■ BRIEF ■
Return only those lines from the line containing "Clone this chart in matplotlib." to the line containing "271, 283, 279]", both included, and please omit the pictures.

■ ITEMS ■

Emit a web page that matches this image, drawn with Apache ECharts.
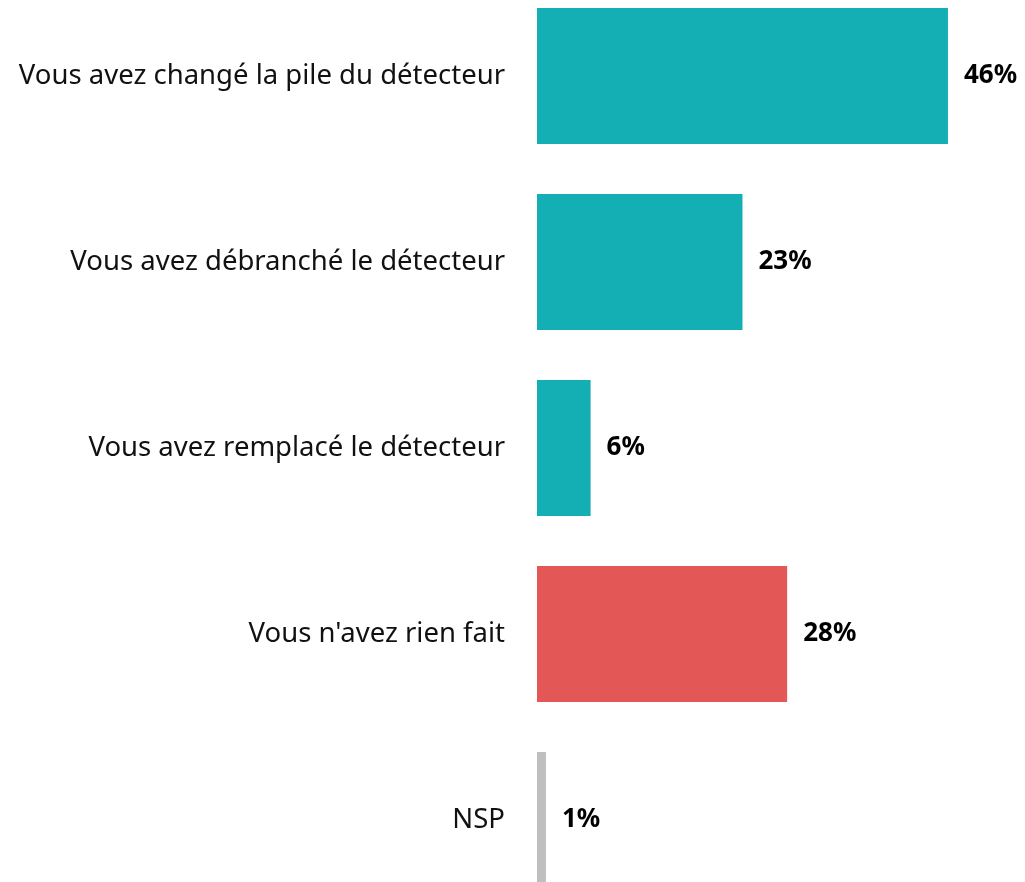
<!DOCTYPE html>
<html>
	<head>
		<meta charset="UTF-8">
		<title></title>
		<script src="https://cdn.jsdelivr.net/npm/echarts@6/dist/echarts.min.js"></script>
		<style type="text/css">
			html, body{
				margin: 0;
				padding: 0;
				background: #fff;
			}
			#chart{
				width: 1025px;
				height: 882px;
			}
		</style>
	</head>
	<body>
		<div id="chart"></div>
		<script>
		var categories = ['Vous avez changé la pile du détecteur', 'Vous avez débranché le détecteur', 'Vous avez remplacé le détecteur', "Vous n'avez rien fait", 'NSP'];
		var values = [46, 23, 6, 28, 1];
		var colors = ['#14AFB5', '#14AFB5', '#14AFB5', '#E35757', '#BFBFBF'];

		var myChart = echarts.init(document.getElementById('chart'));
		var data = [];
		for (var i = 0; i < values.length; i++) {
			data.push({value: values[i], itemStyle: {color: colors[i]}});
		}
		var option = {
			animation: false,
			grid: {
				left: 537,
				top: -17,
				width: 446.7,
				height: 930,
				outerBoundsMode: 'none'
			},
			xAxis: {
				type: 'value',
				min: 0,
				max: 50,
				show: false
			},
			yAxis: {
				type: 'category',
				inverse: true,
				data: categories,
				axisLine: {show: false},
				axisTick: {show: false},
				axisLabel: {
					margin: 32,
					fontSize: 27.5,
					color: '#111',
					fontFamily: 'Noto Sans'
				}
			},
			series: [
				{
					type: 'bar',
					barWidth: 136,
					data: data,
					label: {
						show: true,
						position: 'right',
						distance: 16,
						formatter: '{c}%',
						fontSize: 26,
						fontWeight: 'bold',
						color: '#000',
						fontFamily: 'Noto Sans'
					}
				}
			]
		};
		myChart.setOption(option);
		</script>
	</body>
</html>
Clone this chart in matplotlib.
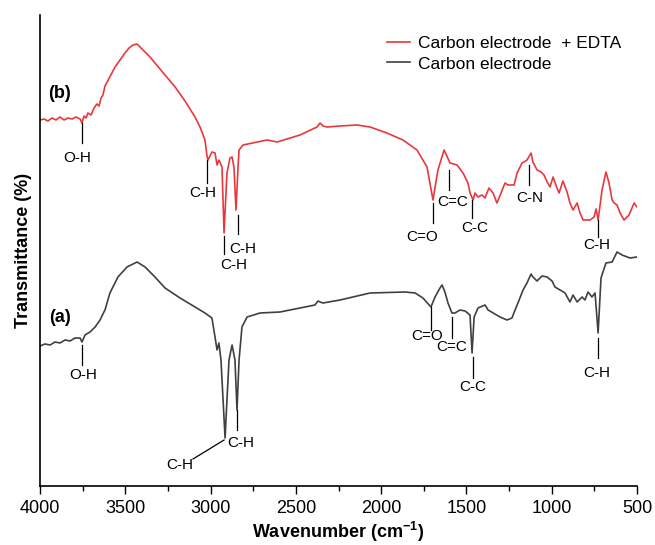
import matplotlib
matplotlib.use("Agg")
import matplotlib.pyplot as plt

plt.rcParams['font.family'] = ['Liberation Sans', 'DejaVu Sans']
plt.rcParams['mathtext.fontset'] = 'custom'
plt.rcParams['mathtext.rm'] = 'Liberation Sans:bold'
plt.rcParams['mathtext.bf'] = 'Liberation Sans:bold'

# spectrum (b): carbon electrode + EDTA  (wavenumber, transmittance a.u.)
wn_b = [4000, 3977, 3953, 3930, 3906, 3883, 3859, 3836, 3812, 3789, 3765, 3754,
        3742, 3730, 3719, 3701, 3683, 3666, 3654, 3642, 3631, 3619, 3560, 3531,
        3502, 3478, 3455, 3431, 3408, 3384, 3355, 3326, 3267, 3208, 3150, 3091,
        3062, 3033, 3021, 3015, 2992, 2974, 2962, 2951, 2933, 2921, 2904, 2886,
        2874, 2863, 2851, 2839, 2833, 2810, 2669, 2610, 2476, 2376, 2358, 2341,
        2317, 2241, 2141, 2065, 1966, 1872, 1790, 1731, 1696, 1667, 1631, 1596,
        1555, 1520, 1491, 1479, 1461, 1450, 1432, 1409, 1391, 1368, 1344, 1321,
        1297, 1274, 1256, 1221, 1203, 1174, 1162, 1145, 1121, 1110, 1086, 1063,
        1045, 1027, 1010, 992, 969, 957, 934, 910, 893, 875, 851, 834, 816, 775,
        752, 740, 728, 705, 682, 664, 646, 634, 617, 599, 576, 547, 517, 500]
t_b = [366, 367, 365, 368, 366, 369, 366, 368, 367, 369, 367, 363,
       370, 368, 373, 371, 378, 382, 380, 388, 391, 400, 419, 426,
       433, 438, 441, 442, 438, 434, 429, 423, 411, 399, 385, 369,
       359, 346, 330, 326, 334, 333, 321, 326, 319, 253, 313, 328,
       329, 319, 276, 319, 336, 341, 346, 344, 351, 359, 363, 360,
       359, 360, 361, 359, 353, 346, 336, 319, 286, 316, 336, 323,
       321, 313, 303, 293, 286, 293, 289, 291, 288, 298, 293, 283,
       293, 303, 301, 301, 313, 323, 324, 326, 333, 324, 316, 314,
       311, 304, 299, 309, 298, 293, 305, 294, 283, 276, 283, 273, 266, 266,
       269, 277, 266, 296, 314, 303, 286, 283, 281, 273, 266, 271, 283, 279]

# spectrum (a): carbon electrode
wn_a = [4000, 3971, 3941, 3912, 3883, 3853, 3824, 3795, 3765, 3754, 3736, 3707,
        3677, 3648, 3631, 3619, 3590, 3543, 3490, 3431, 3384, 3326, 3267, 3179,
        3091, 3033, 2992, 2974, 2962, 2951, 2939, 2915, 2892, 2874, 2857, 2845,
        2833, 2816, 2786, 2710, 2593, 2476, 2388, 2370, 2358, 2341, 2241, 2065,
        1860, 1801, 1755, 1708, 1684, 1655, 1643, 1626, 1608, 1585, 1567, 1538,
        1508, 1479, 1467, 1455, 1432, 1391, 1373, 1303, 1262, 1233, 1215, 1198,
        1168, 1145, 1121, 1110, 1086, 1057, 1027, 998, 981, 951, 922, 893, 875,
        851, 822, 805, 787, 764, 746, 728, 711, 682, 646, 617, 588, 541, 500]
t_a = [140, 142, 141, 144, 143, 146, 145, 148, 148, 144, 151, 154,
       159, 166, 172, 176, 193, 209, 219, 224, 219, 209, 198, 188,
       179, 173, 168, 149, 136, 143, 126, 48, 126, 141, 126, 76,
       126, 159, 169, 173, 174, 178, 181, 185, 184, 183, 186, 193,
       194, 193, 188, 179, 189, 198, 201, 194, 183, 173, 173, 176,
       175, 171, 133, 169, 178, 181, 176, 169, 166, 168, 176, 183,
       196, 203, 212, 209, 205, 210, 209, 205, 199, 196, 193, 184, 191,
       184, 189, 186, 194, 189, 193, 153, 208, 223, 224, 234, 231, 228, 229]

# peak assignments: label, marker wavenumber, marker top, marker bottom, text wn, text y
peaks_b = [("O-H", 3754, 363, 343, 3783, 328),
           ("C-H", 3021, 326, 303, 3044, 293),
           ("C-H", 2921, 250, 232, 2863, 221),
           ("C-H", 2839, 271, 252, 2810, 237),
           ("C=O", 1696, 283, 263, 1760, 249),
           ("C=C", 1602, 316, 296, 1579, 284),
           ("C-C", 1467, 286, 268, 1450, 258),
           ("C-N", 1133, 321, 301, 1127, 288),
           ("C-H", 728, 266, 249, 734, 241)]
peaks_a = [("O-H", 3754, 141, 121, 3748, 111),
           ("C-H", 2845, 76, 56, 2821, 43),
           ("C=O", 1708, 179, 156, 1731, 150),
           ("C=C", 1585, 169, 148, 1585, 139),
           ("C-C", 1461, 129, 108, 1461, 99),
           ("C-H", 728, 148, 128, 734, 113)]

fig = plt.figure(figsize=(6.55, 5.45), dpi=100)
ax = fig.add_axes([40 / 655, 1 - 486 / 545, 597 / 655, 471 / 545])

l_b, = ax.plot(wn_b, t_b, color='#e8383d', lw=1.2)
l_a, = ax.plot(wn_a, t_a, color='#404040', lw=1.2)

for lab, x, y0, y1, tx, ty in peaks_b + peaks_a:
    ax.plot([x, x], [y0, y1], color='black', lw=0.9)
    ax.text(tx, ty, lab, ha='center', va='center', fontsize=11)

# slanted leader for the 2920 band of (a)
ax.plot([2921, 3103], [46, 27], color='black', lw=0.9)
ax.text(3179, 21, "C-H", ha='center', va='center', fontsize=11)

ax.text(3883, 393, "(b)", ha='center', va='center', fontsize=13, fontweight='bold')
ax.text(3883, 169, "(a)", ha='center', va='center', fontsize=13, fontweight='bold')

ax.set_xlim(4000, 500)
ax.set_ylim(0, 471)
ax.set_xticks([4000, 3500, 3000, 2500, 2000, 1500, 1000, 500])
ax.set_xticks(range(3750, 500, -500), minor=True)
ax.tick_params(axis='x', which='major', length=6, width=1, labelsize=13, pad=4)
ax.tick_params(axis='x', which='minor', length=3.5, width=1)
ax.set_yticks([])
ax.spines['top'].set_visible(False)
ax.spines['right'].set_visible(False)
ax.spines['left'].set_linewidth(1.2)
ax.spines['bottom'].set_linewidth(1.2)

ax.set_xlabel(r'Wavenumber (cm$^{-1}$)', fontsize=13, fontweight='bold', labelpad=2)
ax.set_ylabel('Transmittance (%)', fontsize=13, fontweight='bold', labelpad=6)

fig.legend([l_b, l_a], ["Carbon electrode  + EDTA", "Carbon electrode"],
           loc='upper left', bbox_to_anchor=(387 / 655, 1 - 36 / 545),
           frameon=False, fontsize=12.5, handlelength=1.35, handletextpad=0.45,
           labelspacing=0.3, borderpad=0, borderaxespad=0)

fig.savefig("out.png", dpi=100)
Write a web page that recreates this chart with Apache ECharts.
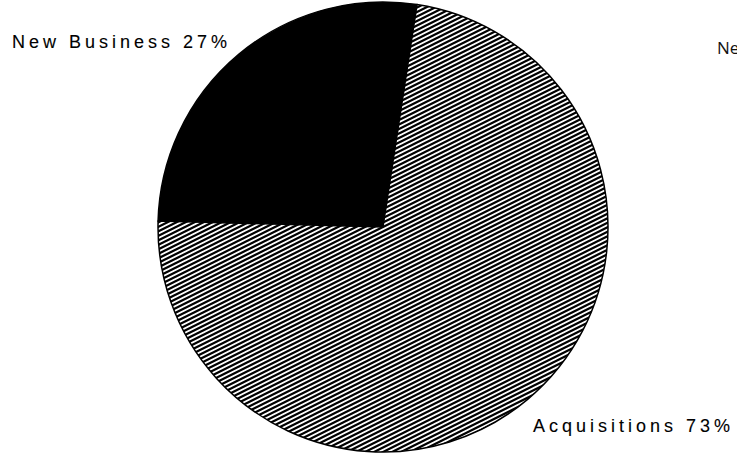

■ WRITTEN REPLY ■
Clone this chart in matplotlib.
import matplotlib
matplotlib.use("Agg")
import matplotlib.pyplot as plt

plt.rcParams['font.family'] = ['Liberation Sans', 'DejaVu Sans']
plt.rcParams['mathtext.fontset'] = 'custom'
plt.rcParams['mathtext.rm'] = 'Liberation Sans:bold'
plt.rcParams['mathtext.bf'] = 'Liberation Sans:bold'

# spectrum (b): carbon electrode + EDTA  (wavenumber, transmittance a.u.)
wn_b = [4000, 3977, 3953, 3930, 3906, 3883, 3859, 3836, 3812, 3789, 3765, 3754,
        3742, 3730, 3719, 3701, 3683, 3666, 3654, 3642, 3631, 3619, 3560, 3531,
        3502, 3478, 3455, 3431, 3408, 3384, 3355, 3326, 3267, 3208, 3150, 3091,
        3062, 3033, 3021, 3015, 2992, 2974, 2962, 2951, 2933, 2921, 2904, 2886,
        2874, 2863, 2851, 2839, 2833, 2810, 2669, 2610, 2476, 2376, 2358, 2341,
        2317, 2241, 2141, 2065, 1966, 1872, 1790, 1731, 1696, 1667, 1631, 1596,
        1555, 1520, 1491, 1479, 1461, 1450, 1432, 1409, 1391, 1368, 1344, 1321,
        1297, 1274, 1256, 1221, 1203, 1174, 1162, 1145, 1121, 1110, 1086, 1063,
        1045, 1027, 1010, 992, 969, 957, 934, 910, 893, 875, 851, 834, 816, 775,
        752, 740, 728, 705, 682, 664, 646, 634, 617, 599, 576, 547, 517, 500]
t_b = [366, 367, 365, 368, 366, 369, 366, 368, 367, 369, 367, 363,
       370, 368, 373, 371, 378, 382, 380, 388, 391, 400, 419, 426,
       433, 438, 441, 442, 438, 434, 429, 423, 411, 399, 385, 369,
       359, 346, 330, 326, 334, 333, 321, 326, 319, 253, 313, 328,
       329, 319, 276, 319, 336, 341, 346, 344, 351, 359, 363, 360,
       359, 360, 361, 359, 353, 346, 336, 319, 286, 316, 336, 323,
       321, 313, 303, 293, 286, 293, 289, 291, 288, 298, 293, 283,
       293, 303, 301, 301, 313, 323, 324, 326, 333, 324, 316, 314,
       311, 304, 299, 309, 298, 293, 305, 294, 283, 276, 283, 273, 266, 266,
       269, 277, 266, 296, 314, 303, 286, 283, 281, 273, 266, 271, 283, 279]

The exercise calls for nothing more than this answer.